TLto bueno es que están ahí siempre, incluso de madrugada, cuando la fiebre se empeña en recordarnos que somos frágiles envoltorios de piel y huesos. Sé que habrá de todo, pero son mayoría los que sí se esfuerzan, los que han hecho de su profesión una dedicación amable a nuestro servicio.

Ahora que he domiciliado la nómina en las industrias farmacéuticas, he alquilado una cama turca para llevarla a urgencias y me he hecho experta en enfermedades terminadas en itis, tenía que dedicarles una columna, por respeto, en agradecimiento.

Ven muchas personas cada día, demasiadas, recetan palabras para la soledad y el miedo, son a veces la única compañía de nuestros ancianos, los únicos que les escuchan. Acarician a los niños, son pacientes, calman su llanto cuando les pinchan, se calientan las manos para que no les dé frío, procuran llamarles por su nombre.

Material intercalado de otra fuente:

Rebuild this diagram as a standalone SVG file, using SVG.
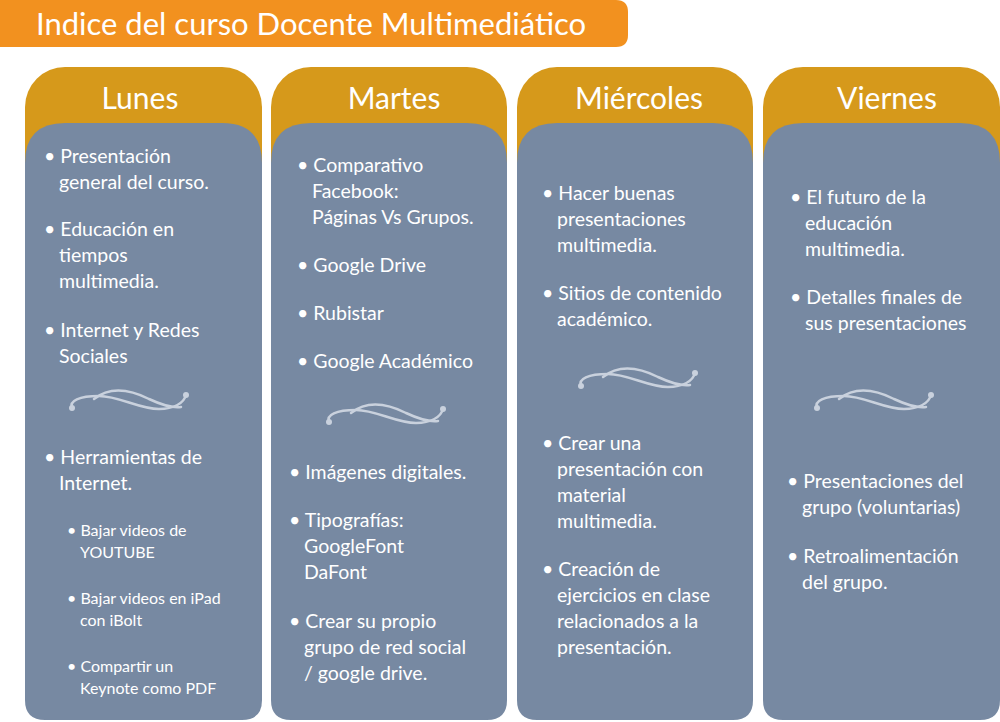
<svg xmlns="http://www.w3.org/2000/svg" width="1000" height="722" viewBox="0 0 1000 722">
<style>
text{font-family:Lato,"Open Sans","Liberation Sans",sans-serif;fill:#fff}
.t{font-size:31px}
.h{font-size:30px;text-anchor:middle}
.b{font-size:19.5px}
.s{font-size:16px}
.gold{fill:#D6991B}
.blue{fill:#7789A2}
.orn{fill:none;stroke:#C9D1DD;stroke-width:2.5;stroke-linecap:round}
</style>
<defs>
<g id="orn">
<path class="orn" d="M-57,7 C-60,0 -50,-5 -30,-5 C-10,-5 10,8 30,8 C45,8 55,2 57,-6"/>
<path class="orn" d="M-35,-2 C-20,-14 0,-12 20,-2 C35,5 45,7 52,6"/>
<circle cx="-57" cy="7" r="3" fill="#C9D1DD"/>
<circle cx="57" cy="-6" r="3" fill="#C9D1DD"/>
</g>
</defs>
<g id="title">
<path d="M0,0 H616 Q628,0 628,12 V35 Q628,47 616,47 H0 Z" fill="#F2911F"/>
<text class="t" x="36" y="35">Indice del curso Docente Multimediático</text>
</g>
<g id="lunes">
<rect class="gold" x="25" y="67" width="237" height="653" rx="40"/>
<path class="blue" d="M25,163 Q25,123 65,123 H222 Q262,123 262,163 V700 Q262,720 242,720 H45 Q25,720 25,700 Z"/>
<text class="h" x="140" y="109">Lunes</text>
<text class="b" x="44" y="163">• Presentación</text><text class="b" x="59" y="189">general del curso.</text>
<text class="b" x="44" y="236">• Educación en</text><text class="b" x="59" y="262">tiempos</text><text class="b" x="59" y="288">multimedia.</text>
<text class="b" x="44" y="337">• Internet y Redes</text><text class="b" x="59" y="363">Sociales</text>
<use href="#orn" x="129" y="401"/>
<text class="b" x="44" y="464">• Herramientas de</text><text class="b" x="59" y="490">Internet.</text>
<text class="s" x="67" y="536">• Bajar videos de</text><text class="s" x="80" y="558">YOUTUBE</text>
<text class="s" x="67" y="604">• Bajar videos en iPad</text><text class="s" x="80" y="626">con iBolt</text>
<text class="s" x="67" y="672">• Compartir un</text><text class="s" x="80" y="694">Keynote como PDF</text>
</g>
<g id="martes">
<rect class="gold" x="271" y="67" width="236" height="653" rx="40"/>
<path class="blue" d="M271,163 Q271,123 311,123 H467 Q507,123 507,163 V700 Q507,720 487,720 H291 Q271,720 271,700 Z"/>
<text class="h" x="394" y="109">Martes</text>
<text class="b" x="297" y="172">• Comparativo</text><text class="b" x="312" y="198">Facebook:</text><text class="b" x="312" y="224">Páginas Vs Grupos.</text>
<text class="b" x="297" y="272">• Google Drive</text>
<text class="b" x="297" y="320">• Rubistar</text>
<text class="b" x="297" y="368">• Google Académico</text>
<use href="#orn" x="386" y="415"/>
<text class="b" x="289" y="479">• Imágenes digitales.</text>
<text class="b" x="289" y="527">• Tipografías:</text><text class="b" x="304" y="553">GoogleFont</text><text class="b" x="304" y="579">DaFont</text>
<text class="b" x="289" y="628">• Crear su propio</text><text class="b" x="304" y="654">grupo de red social</text><text class="b" x="304" y="680">/ google drive.</text>
</g>
<g id="miercoles">
<rect class="gold" x="517" y="67" width="236" height="653" rx="40"/>
<path class="blue" d="M517,163 Q517,123 557,123 H713 Q753,123 753,163 V700 Q753,720 733,720 H537 Q517,720 517,700 Z"/>
<text class="h" x="639" y="109">Miércoles</text>
<text class="b" x="542" y="200">• Hacer buenas</text><text class="b" x="557" y="226">presentaciones</text><text class="b" x="557" y="252">multimedia.</text>
<text class="b" x="542" y="300">• Sitios de contenido</text><text class="b" x="557" y="326">académico.</text>
<use href="#orn" x="638" y="379"/>
<text class="b" x="542" y="450">• Crear una</text><text class="b" x="557" y="476">presentación con</text><text class="b" x="557" y="502">material</text><text class="b" x="557" y="528">multimedia.</text>
<text class="b" x="542" y="576">• Creación de</text><text class="b" x="557" y="602">ejercicios en clase</text><text class="b" x="557" y="628">relacionados a la</text><text class="b" x="557" y="654">presentación.</text>
</g>
<g id="viernes">
<rect class="gold" x="763" y="67" width="237" height="653" rx="40"/>
<path class="blue" d="M763,163 Q763,123 803,123 H960 Q1000,123 1000,163 V700 Q1000,720 980,720 H783 Q763,720 763,700 Z"/>
<text class="h" x="887" y="109">Viernes</text>
<text class="b" x="790" y="204">• El futuro de la</text><text class="b" x="805" y="230">educación</text><text class="b" x="805" y="256">multimedia.</text>
<text class="b" x="790" y="304">• Detalles finales de</text><text class="b" x="805" y="330">sus presentaciones</text>
<use href="#orn" x="874" y="401"/>
<text class="b" x="787" y="488">• Presentaciones del</text><text class="b" x="802" y="514">grupo (voluntarias)</text>
<text class="b" x="787" y="563">• Retroalimentación</text><text class="b" x="802" y="589">del grupo.</text>
</g>
<g id="connectors"/>
</svg>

Siempre pensé que había elegido la profesión más hermosa del mundo, pero cuando les veo con su bata blanca, escuchando tras una mesa o al lado de la camilla, llevando comidas o tomando la tensión, siendo amables con la gente impaciente, agachando la cabeza ante los maleducados, sé que se merecen esta columna. Porque están ahí, y hacen sonreír a mi hijo, y son encantadores con mis padres, y aparecen sin sueño, en mitad de la madrugada, para calmar nuestra angustia de ser demasiado humanos. Ellos, todos los que se dedican a la salud, se merecen estas palabras, simplemente porque a veces las suyas son la mejor medicina. No he encontrado ningún verso que estremezca más el corazón que sus diagnósticos, y ningún alivio o consuelo comparable al su ya pueden irse a casa.